> Task: Extract word for word the lines of the listing from its start to the line holding "y_ticks = list(range(0, -80, -10))", both ends kept; pictures are not part of the copy.

> Records shown:
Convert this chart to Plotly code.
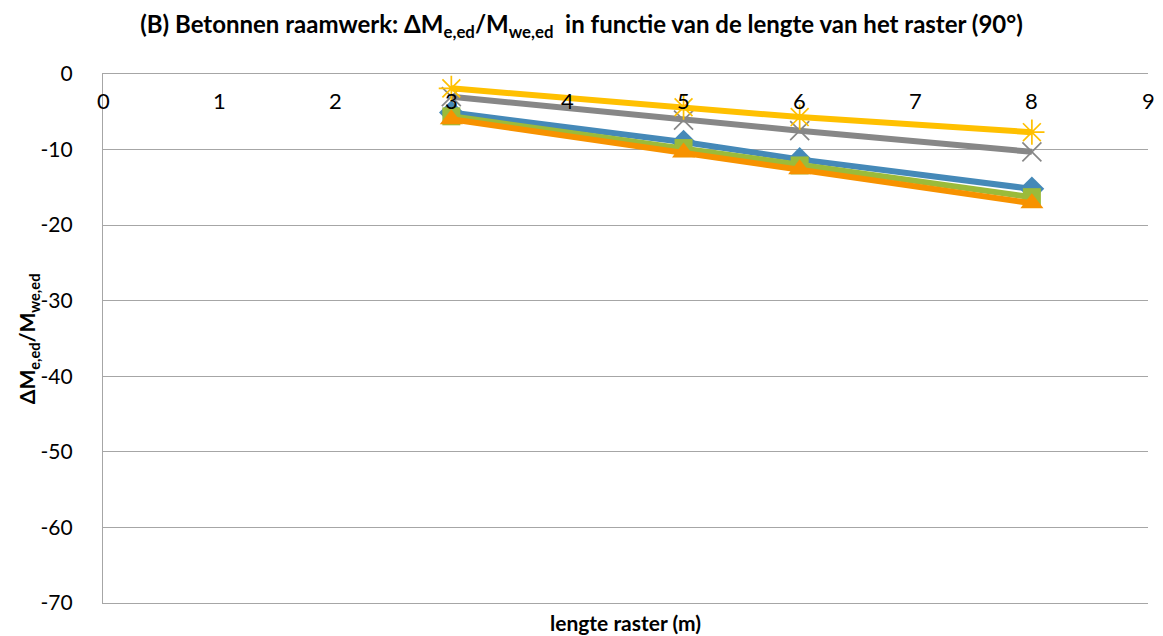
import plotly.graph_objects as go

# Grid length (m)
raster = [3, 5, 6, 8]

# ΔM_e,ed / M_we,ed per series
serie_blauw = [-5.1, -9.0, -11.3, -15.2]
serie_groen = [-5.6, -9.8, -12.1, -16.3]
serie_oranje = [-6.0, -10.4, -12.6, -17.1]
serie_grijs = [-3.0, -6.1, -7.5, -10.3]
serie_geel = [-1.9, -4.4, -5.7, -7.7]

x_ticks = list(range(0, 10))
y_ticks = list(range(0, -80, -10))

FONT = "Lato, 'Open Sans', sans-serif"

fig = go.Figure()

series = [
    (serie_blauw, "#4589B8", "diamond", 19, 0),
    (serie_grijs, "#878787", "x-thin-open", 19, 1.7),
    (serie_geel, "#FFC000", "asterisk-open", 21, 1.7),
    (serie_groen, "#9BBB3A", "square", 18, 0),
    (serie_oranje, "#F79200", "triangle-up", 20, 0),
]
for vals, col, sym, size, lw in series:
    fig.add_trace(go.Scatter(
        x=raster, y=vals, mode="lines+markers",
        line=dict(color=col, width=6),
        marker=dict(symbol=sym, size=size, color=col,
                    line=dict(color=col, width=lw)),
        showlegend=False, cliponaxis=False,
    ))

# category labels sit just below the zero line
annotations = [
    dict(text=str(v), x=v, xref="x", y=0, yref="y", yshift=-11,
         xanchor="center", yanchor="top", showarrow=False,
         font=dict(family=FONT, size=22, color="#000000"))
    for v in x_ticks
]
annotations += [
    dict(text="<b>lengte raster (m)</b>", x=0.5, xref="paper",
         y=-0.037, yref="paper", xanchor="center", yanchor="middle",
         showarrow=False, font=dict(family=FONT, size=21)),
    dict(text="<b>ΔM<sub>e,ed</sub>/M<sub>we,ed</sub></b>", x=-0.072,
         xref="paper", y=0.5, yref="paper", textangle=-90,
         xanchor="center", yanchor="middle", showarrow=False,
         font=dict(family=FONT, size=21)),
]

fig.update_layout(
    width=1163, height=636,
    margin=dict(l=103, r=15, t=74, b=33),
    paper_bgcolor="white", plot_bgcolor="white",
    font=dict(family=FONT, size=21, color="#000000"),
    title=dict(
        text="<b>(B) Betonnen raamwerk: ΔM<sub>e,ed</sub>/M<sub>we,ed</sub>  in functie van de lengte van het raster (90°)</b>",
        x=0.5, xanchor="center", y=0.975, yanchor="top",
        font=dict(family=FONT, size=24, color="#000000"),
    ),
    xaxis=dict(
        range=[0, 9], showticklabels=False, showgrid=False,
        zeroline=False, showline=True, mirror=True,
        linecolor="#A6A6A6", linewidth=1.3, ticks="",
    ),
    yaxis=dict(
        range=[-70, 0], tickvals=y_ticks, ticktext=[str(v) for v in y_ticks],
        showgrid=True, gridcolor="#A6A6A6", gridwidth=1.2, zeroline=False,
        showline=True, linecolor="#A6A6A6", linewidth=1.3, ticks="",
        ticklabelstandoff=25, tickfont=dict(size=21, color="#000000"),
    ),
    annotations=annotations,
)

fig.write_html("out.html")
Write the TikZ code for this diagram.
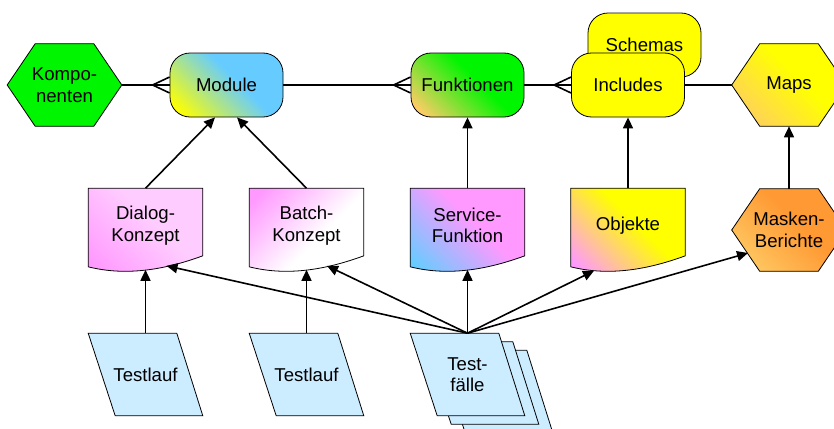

> Reply to the exercise:
Convert this chart to Plotly code.
import plotly.graph_objects as go

# Grid length (m)
raster = [3, 5, 6, 8]

# ΔM_e,ed / M_we,ed per series
serie_blauw = [-5.1, -9.0, -11.3, -15.2]
serie_groen = [-5.6, -9.8, -12.1, -16.3]
serie_oranje = [-6.0, -10.4, -12.6, -17.1]
serie_grijs = [-3.0, -6.1, -7.5, -10.3]
serie_geel = [-1.9, -4.4, -5.7, -7.7]

x_ticks = list(range(0, 10))
y_ticks = list(range(0, -80, -10))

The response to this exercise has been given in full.